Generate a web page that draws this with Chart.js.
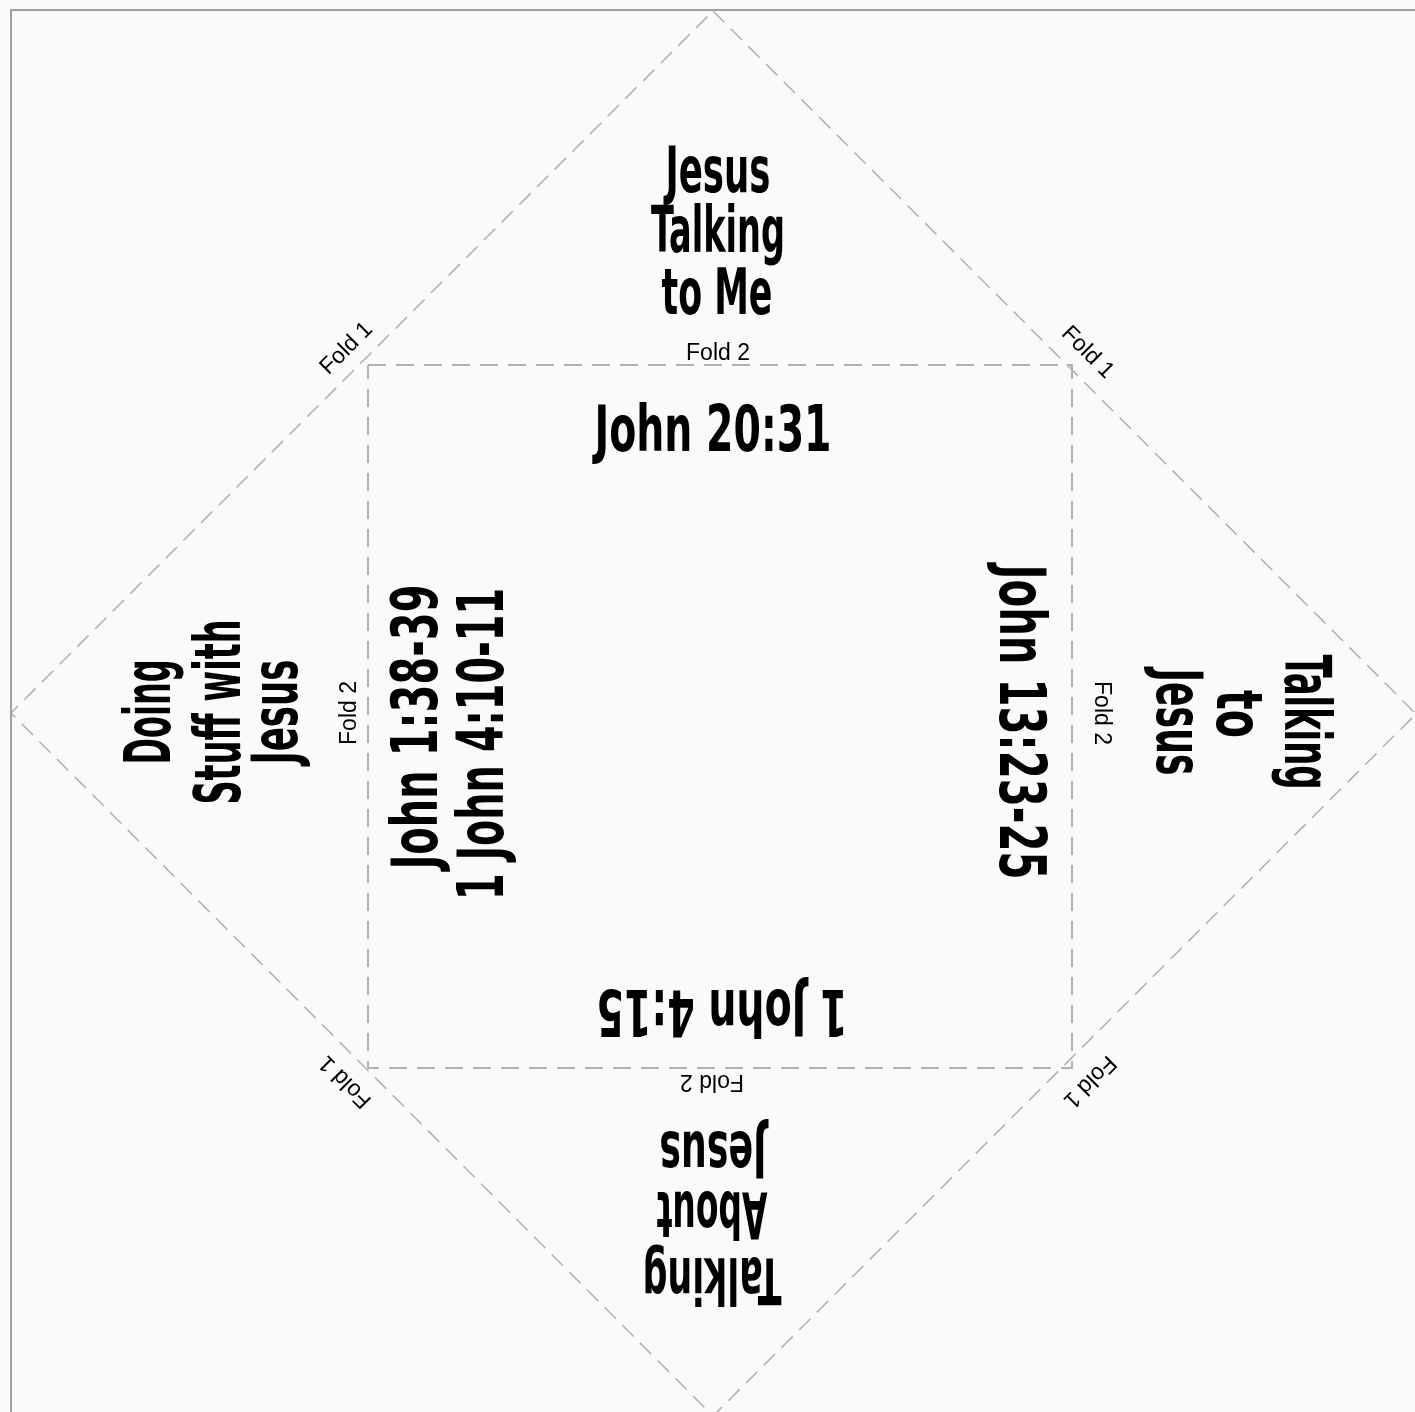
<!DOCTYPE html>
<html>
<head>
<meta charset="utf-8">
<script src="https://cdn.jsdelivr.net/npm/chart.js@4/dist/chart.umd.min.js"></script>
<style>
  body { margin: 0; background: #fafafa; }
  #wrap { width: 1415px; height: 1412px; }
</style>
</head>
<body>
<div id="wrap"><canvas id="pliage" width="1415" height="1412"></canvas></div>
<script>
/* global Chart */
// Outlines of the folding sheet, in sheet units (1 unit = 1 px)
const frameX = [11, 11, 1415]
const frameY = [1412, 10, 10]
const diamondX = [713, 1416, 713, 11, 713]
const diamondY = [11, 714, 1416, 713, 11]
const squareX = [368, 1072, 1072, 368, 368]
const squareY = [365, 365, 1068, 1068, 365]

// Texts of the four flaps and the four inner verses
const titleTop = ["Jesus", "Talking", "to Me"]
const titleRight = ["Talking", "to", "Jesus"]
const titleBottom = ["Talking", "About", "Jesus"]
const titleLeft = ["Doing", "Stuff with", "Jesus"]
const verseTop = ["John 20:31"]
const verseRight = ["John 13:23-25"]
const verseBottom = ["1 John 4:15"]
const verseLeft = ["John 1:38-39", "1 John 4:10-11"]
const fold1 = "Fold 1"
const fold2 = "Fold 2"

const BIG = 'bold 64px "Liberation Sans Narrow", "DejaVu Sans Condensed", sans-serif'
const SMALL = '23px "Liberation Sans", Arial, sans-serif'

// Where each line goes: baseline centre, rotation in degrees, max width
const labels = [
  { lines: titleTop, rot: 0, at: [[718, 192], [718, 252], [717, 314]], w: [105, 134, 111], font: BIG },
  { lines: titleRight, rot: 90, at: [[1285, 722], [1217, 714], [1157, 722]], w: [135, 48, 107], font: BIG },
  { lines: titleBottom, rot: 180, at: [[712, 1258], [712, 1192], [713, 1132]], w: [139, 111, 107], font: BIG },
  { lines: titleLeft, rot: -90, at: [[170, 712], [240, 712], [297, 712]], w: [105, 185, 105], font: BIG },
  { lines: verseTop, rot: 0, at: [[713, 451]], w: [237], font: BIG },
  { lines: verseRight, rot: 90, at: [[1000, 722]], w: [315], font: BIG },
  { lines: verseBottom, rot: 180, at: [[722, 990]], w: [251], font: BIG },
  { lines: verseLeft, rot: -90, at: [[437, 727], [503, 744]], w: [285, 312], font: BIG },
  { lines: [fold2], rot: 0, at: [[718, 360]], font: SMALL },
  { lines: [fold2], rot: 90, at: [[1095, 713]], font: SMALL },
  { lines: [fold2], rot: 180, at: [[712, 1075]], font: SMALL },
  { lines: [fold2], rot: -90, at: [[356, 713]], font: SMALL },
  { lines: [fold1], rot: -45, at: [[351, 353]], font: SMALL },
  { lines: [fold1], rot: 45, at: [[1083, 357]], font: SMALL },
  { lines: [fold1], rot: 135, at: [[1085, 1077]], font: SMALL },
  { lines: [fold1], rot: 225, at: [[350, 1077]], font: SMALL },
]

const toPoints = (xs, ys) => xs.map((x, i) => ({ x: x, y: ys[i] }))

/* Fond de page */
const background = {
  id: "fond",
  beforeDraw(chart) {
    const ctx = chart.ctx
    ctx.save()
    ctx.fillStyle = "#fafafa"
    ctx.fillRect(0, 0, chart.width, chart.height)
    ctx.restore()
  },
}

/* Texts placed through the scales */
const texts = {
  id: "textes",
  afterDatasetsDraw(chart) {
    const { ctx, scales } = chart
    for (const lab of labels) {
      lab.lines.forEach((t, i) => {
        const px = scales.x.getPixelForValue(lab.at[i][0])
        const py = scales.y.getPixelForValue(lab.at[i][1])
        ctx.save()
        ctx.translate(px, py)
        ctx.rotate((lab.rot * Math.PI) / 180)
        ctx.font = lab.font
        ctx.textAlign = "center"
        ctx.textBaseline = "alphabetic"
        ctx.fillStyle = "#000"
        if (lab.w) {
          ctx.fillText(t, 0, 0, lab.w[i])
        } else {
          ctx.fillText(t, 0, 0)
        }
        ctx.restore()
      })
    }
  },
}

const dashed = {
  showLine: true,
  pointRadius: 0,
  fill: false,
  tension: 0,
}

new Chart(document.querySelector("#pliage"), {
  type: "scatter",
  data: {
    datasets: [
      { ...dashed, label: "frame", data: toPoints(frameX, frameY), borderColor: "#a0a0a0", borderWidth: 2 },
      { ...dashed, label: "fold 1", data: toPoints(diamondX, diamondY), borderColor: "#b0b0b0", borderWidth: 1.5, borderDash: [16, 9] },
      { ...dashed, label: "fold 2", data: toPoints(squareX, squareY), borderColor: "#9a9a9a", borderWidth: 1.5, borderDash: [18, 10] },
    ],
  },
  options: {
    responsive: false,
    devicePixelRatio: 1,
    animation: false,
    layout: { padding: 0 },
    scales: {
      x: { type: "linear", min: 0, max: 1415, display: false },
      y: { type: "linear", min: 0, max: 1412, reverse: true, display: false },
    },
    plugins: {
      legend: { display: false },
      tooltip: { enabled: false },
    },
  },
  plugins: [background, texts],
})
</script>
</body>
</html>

* [Stated problem] Repeat verbatim all the material, but not the pictures.

* [Answer to the problem]
Generate a web page that draws this with Chart.js.
<!DOCTYPE html>
<html>
<head>
<meta charset="utf-8">
<script src="https://cdn.jsdelivr.net/npm/chart.js@4/dist/chart.umd.min.js"></script>
<style>
  body { margin: 0; background: #fafafa; }
  #wrap { width: 1415px; height: 1412px; }
</style>
</head>
<body>
<div id="wrap"><canvas id="pliage" width="1415" height="1412"></canvas></div>
<script>
/* global Chart */
// Outlines of the folding sheet, in sheet units (1 unit = 1 px)
const frameX = [11, 11, 1415]
const frameY = [1412, 10, 10]
const diamondX = [713, 1416, 713, 11, 713]
const diamondY = [11, 714, 1416, 713, 11]
const squareX = [368, 1072, 1072, 368, 368]
const squareY = [365, 365, 1068, 1068, 365]

// Texts of the four flaps and the four inner verses
const titleTop = ["Jesus", "Talking", "to Me"]
const titleRight = ["Talking", "to", "Jesus"]
const titleBottom = ["Talking", "About", "Jesus"]
const titleLeft = ["Doing", "Stuff with", "Jesus"]
const verseTop = ["John 20:31"]
const verseRight = ["John 13:23-25"]
const verseBottom = ["1 John 4:15"]
const verseLeft = ["John 1:38-39", "1 John 4:10-11"]
const fold1 = "Fold 1"
const fold2 = "Fold 2"

const BIG = 'bold 64px "Liberation Sans Narrow", "DejaVu Sans Condensed", sans-serif'
const SMALL = '23px "Liberation Sans", Arial, sans-serif'

// Where each line goes: baseline centre, rotation in degrees, max width
const labels = [
  { lines: titleTop, rot: 0, at: [[718, 192], [718, 252], [717, 314]], w: [105, 134, 111], font: BIG },
  { lines: titleRight, rot: 90, at: [[1285, 722], [1217, 714], [1157, 722]], w: [135, 48, 107], font: BIG },
  { lines: titleBottom, rot: 180, at: [[712, 1258], [712, 1192], [713, 1132]], w: [139, 111, 107], font: BIG },
  { lines: titleLeft, rot: -90, at: [[170, 712], [240, 712], [297, 712]], w: [105, 185, 105], font: BIG },
  { lines: verseTop, rot: 0, at: [[713, 451]], w: [237], font: BIG },
  { lines: verseRight, rot: 90, at: [[1000, 722]], w: [315], font: BIG },
  { lines: verseBottom, rot: 180, at: [[722, 990]], w: [251], font: BIG },
  { lines: verseLeft, rot: -90, at: [[437, 727], [503, 744]], w: [285, 312], font: BIG },
  { lines: [fold2], rot: 0, at: [[718, 360]], font: SMALL },
  { lines: [fold2], rot: 90, at: [[1095, 713]], font: SMALL },
  { lines: [fold2], rot: 180, at: [[712, 1075]], font: SMALL },
  { lines: [fold2], rot: -90, at: [[356, 713]], font: SMALL },
  { lines: [fold1], rot: -45, at: [[351, 353]], font: SMALL },
  { lines: [fold1], rot: 45, at: [[1083, 357]], font: SMALL },
  { lines: [fold1], rot: 135, at: [[1085, 1077]], font: SMALL },
  { lines: [fold1], rot: 225, at: [[350, 1077]], font: SMALL },
]

const toPoints = (xs, ys) => xs.map((x, i) => ({ x: x, y: ys[i] }))

/* Fond de page */
const background = {
  id: "fond",
  beforeDraw(chart) {
    const ctx = chart.ctx
    ctx.save()
    ctx.fillStyle = "#fafafa"
    ctx.fillRect(0, 0, chart.width, chart.height)
    ctx.restore()
  },
}

/* Texts placed through the scales */
const texts = {
  id: "textes",
  afterDatasetsDraw(chart) {
    const { ctx, scales } = chart
    for (const lab of labels) {
      lab.lines.forEach((t, i) => {
        const px = scales.x.getPixelForValue(lab.at[i][0])
        const py = scales.y.getPixelForValue(lab.at[i][1])
        ctx.save()
        ctx.translate(px, py)
        ctx.rotate((lab.rot * Math.PI) / 180)
        ctx.font = lab.font
        ctx.textAlign = "center"
        ctx.textBaseline = "alphabetic"
        ctx.fillStyle = "#000"
        if (lab.w) {
          ctx.fillText(t, 0, 0, lab.w[i])
        } else {
          ctx.fillText(t, 0, 0)
        }
        ctx.restore()
      })
    }
  },
}

const dashed = {
  showLine: true,
  pointRadius: 0,
  fill: false,
  tension: 0,
}

new Chart(document.querySelector("#pliage"), {
  type: "scatter",
  data: {
    datasets: [
      { ...dashed, label: "frame", data: toPoints(frameX, frameY), borderColor: "#a0a0a0", borderWidth: 2 },
      { ...dashed, label: "fold 1", data: toPoints(diamondX, diamondY), borderColor: "#b0b0b0", borderWidth: 1.5, borderDash: [16, 9] },
      { ...dashed, label: "fold 2", data: toPoints(squareX, squareY), borderColor: "#9a9a9a", borderWidth: 1.5, borderDash: [18, 10] },
    ],
  },
  options: {
    responsive: false,
    devicePixelRatio: 1,
    animation: false,
    layout: { padding: 0 },
    scales: {
      x: { type: "linear", min: 0, max: 1415, display: false },
      y: { type: "linear", min: 0, max: 1412, reverse: true, display: false },
    },
    plugins: {
      legend: { display: false },
      tooltip: { enabled: false },
    },
  },
  plugins: [background, texts],
})
</script>
</body>
</html>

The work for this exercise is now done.